- _EXERCISE GOAL_: Using the listing below, please gather every line containing the word "React".

--- Start ---

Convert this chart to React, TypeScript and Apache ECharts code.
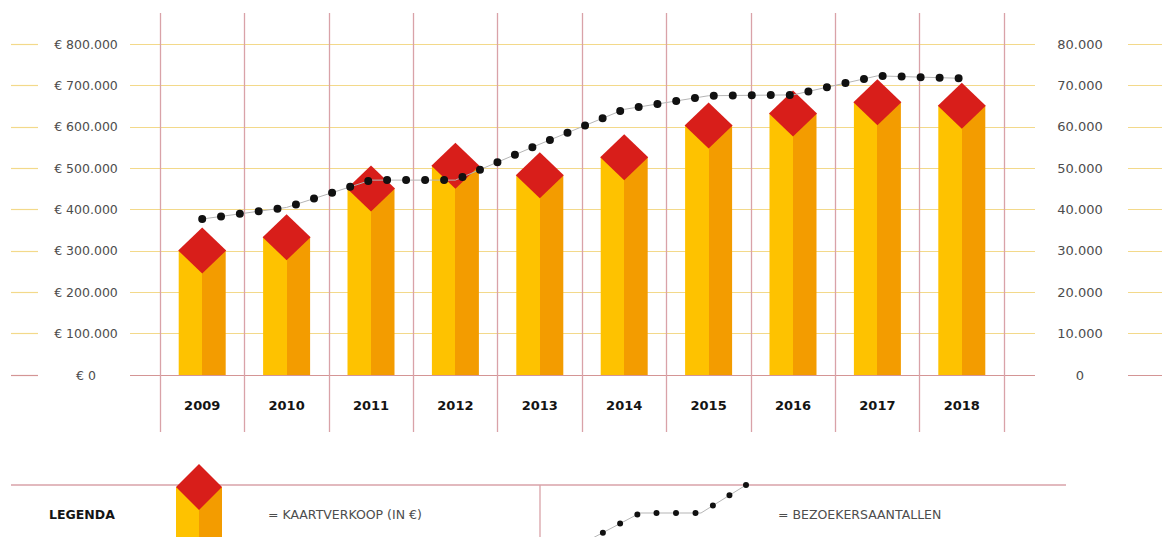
import React, { useEffect, useRef } from "react";
import * as echarts from "echarts";

const years = ["2009", "2010", "2011", "2012", "2013", "2014", "2015", "2016", "2017", "2018"];
const ticketSales = [301000, 333000, 451000, 506000, 483000, 526000, 603000, 632000, 659000, 651000];
const visitors = [37700, 40500, 47100, 47100, 55800, 64200, 67500, 67700, 72300, 71700];
const leftTickMax = 800000;
const leftTickStep = 100000;
const rightTickMax = 80000;
const rightTickStep = 10000;
const legendTitle = "LEGENDA";
const legendSales = "= KAARTVERKOOP (IN €)";
const legendVisitors = "= BEZOEKERSAANTALLEN";

const YELLOW = "#FEC200";
const ORANGE = "#F39C00";
const RED = "#D81E1A";
const GRID_YELLOW = "#F3D98A";
const PINK = "#D9A2A8";
const ZERO = "#D49595";
const LABEL = "#4d4d4d";
const FONT = "DejaVu Sans";

const fmt = (v: number) => String(v).replace(/\B(?=(\d{3})+(?!\d))/g, ".");

const hLineColors = [ZERO, GRID_YELLOW, GRID_YELLOW, GRID_YELLOW, GRID_YELLOW, GRID_YELLOW, GRID_YELLOW, GRID_YELLOW, GRID_YELLOW];

export default function App() {
  const ref = useRef<HTMLDivElement>(null);
  useEffect(() => {
    if (!ref.current) return;
    const chart = echarts.init(ref.current, undefined, { renderer: "svg" });
    const bgY = (gridIndex: number) => ({
      type: "value",
      gridIndex,
      min: 0,
      max: leftTickMax,
      interval: leftTickStep,
      axisLine: { show: false },
      axisTick: { show: false },
      axisLabel: { show: false },
      splitLine: { show: true, lineStyle: { color: hLineColors, width: 1.2 } },
    });
    const bgX = (gridIndex: number) => ({
      type: "category",
      gridIndex,
      data: years,
      show: false,
    });
    const option: any = {
      animation: false,
      backgroundColor: "#fff",
      grid: [
        { left: 160, right: 158, top: 44, bottom: 162 },
        { left: 11, width: 27, top: 44, bottom: 162 },
        { left: 130, width: 905, top: 44, bottom: 162 },
        { left: 1128, right: 0, top: 44, bottom: 162 },
        { left: 160, right: 158, top: 13, bottom: 105 },
      ],
      xAxis: [
        {
          type: "category",
          gridIndex: 0,
          data: years,
          axisLine: { show: false },
          axisTick: { show: false },
          splitLine: { show: false },
          axisLabel: {
            margin: 30,
            verticalAlign: "middle",
            color: "#141414",
            fontWeight: "bold",
            fontSize: 13,
            fontFamily: FONT,
          },
        },
        bgX(1),
        bgX(2),
        bgX(3),
        {
          type: "category",
          gridIndex: 4,
          data: years,
          axisLine: { show: false },
          axisTick: { show: false },
          axisLabel: { show: false },
          splitLine: { show: true, lineStyle: { color: PINK, width: 1.3 } },
        },
      ],
      yAxis: [
        {
          type: "value",
          gridIndex: 0,
          min: 0,
          max: leftTickMax,
          interval: leftTickStep,
          axisLine: { show: false },
          axisTick: { show: false },
          splitLine: { show: false },
          axisLabel: {
            formatter: (v: number) => "€ " + fmt(v),
            align: "center",
            margin: 74,
            color: LABEL,
            fontSize: 12.5,
            fontFamily: FONT,
          },
        },
        {
          type: "value",
          gridIndex: 0,
          position: "right",
          min: 0,
          max: rightTickMax,
          interval: rightTickStep,
          axisLine: { show: false },
          axisTick: { show: false },
          splitLine: { show: false },
          axisLabel: {
            formatter: (v: number) => fmt(v),
            align: "center",
            margin: 76,
            color: LABEL,
            fontSize: 13,
            fontFamily: FONT,
          },
        },
        bgY(1),
        bgY(2),
        bgY(3),
        { type: "value", gridIndex: 4, show: false, min: 0, max: 1 },
      ],
      series: [
        {
          type: "bar",
          xAxisIndex: 0,
          yAxisIndex: 0,
          data: ticketSales,
          barWidth: 47,
          z: 2,
          itemStyle: {
            color: new echarts.graphic.LinearGradient(0, 0, 1, 0, [
              { offset: 0, color: YELLOW },
              { offset: 0.5, color: YELLOW },
              { offset: 0.5, color: ORANGE },
              { offset: 1, color: ORANGE },
            ]),
          },
        },
        {
          type: "scatter",
          xAxisIndex: 0,
          yAxisIndex: 0,
          data: ticketSales,
          symbol: "diamond",
          symbolSize: [48, 46],
          z: 3,
          itemStyle: { color: RED, opacity: 1 },
        },
        {
          type: "line",
          xAxisIndex: 0,
          yAxisIndex: 1,
          data: visitors,
          symbol: "none",
          z: 4,
          lineStyle: { color: "#b5b5b5", width: 1 },
        },
        {
          type: "line",
          xAxisIndex: 0,
          yAxisIndex: 1,
          data: visitors,
          symbol: "none",
          z: 5,
          lineStyle: { color: "#111", width: 8, type: [0, 19.0], cap: "round" },
        },
      ],
      graphic: [
        { type: "line", shape: { x1: 11, y1: 485, x2: 1066, y2: 485 }, style: { stroke: PINK, lineWidth: 1.5 }, z: 1 },
        { type: "line", shape: { x1: 540, y1: 485, x2: 540, y2: 537 }, style: { stroke: PINK, lineWidth: 1.3 }, z: 1 },
        {
          type: "text",
          x: 49,
          y: 514,
          style: { text: legendTitle, fill: "#141414", font: `bold 12.5px '${FONT}'`, verticalAlign: "middle" },
        },
        { type: "rect", shape: { x: 176, y: 487, width: 23, height: 50 }, style: { fill: YELLOW }, z: 2 },
        { type: "rect", shape: { x: 199, y: 487, width: 23, height: 50 }, style: { fill: ORANGE }, z: 2 },
        {
          type: "polygon",
          shape: { points: [[199, 464], [222, 487], [199, 510], [176, 487]] },
          style: { fill: RED },
          z: 3,
        },
        {
          type: "text",
          x: 268,
          y: 514,
          style: { text: legendSales, fill: LABEL, font: `12.5px '${FONT}'`, verticalAlign: "middle" },
        },
        {
          type: "polyline",
          shape: { points: [[589, 540], [640, 513], [701, 513], [746, 485]] },
          style: { stroke: "#b5b5b5", lineWidth: 1, fill: null },
          z: 3,
        },
        {
          type: "polyline",
          shape: { points: [[746, 485], [701, 513], [640, 513], [589, 540]] },
          style: { stroke: "#111", lineWidth: 6, lineDash: [0, 19.5], lineCap: "round", fill: null },
          z: 4,
        },
        {
          type: "text",
          x: 778,
          y: 514,
          style: { text: legendVisitors, fill: LABEL, font: `12.5px '${FONT}'`, verticalAlign: "middle" },
        },
      ],
    };
    chart.setOption(option);
    return () => chart.dispose();
  }, []);
  return (
    <div
      ref={ref}
      style={{ position: "fixed", left: 0, top: 0, width: 1162, height: 537, background: "#fff" }}
    />
  );
}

--- End ---

- _TASK OUTPUT_:
Convert this chart to React, TypeScript and Apache ECharts code.
import React, { useEffect, useRef } from "react";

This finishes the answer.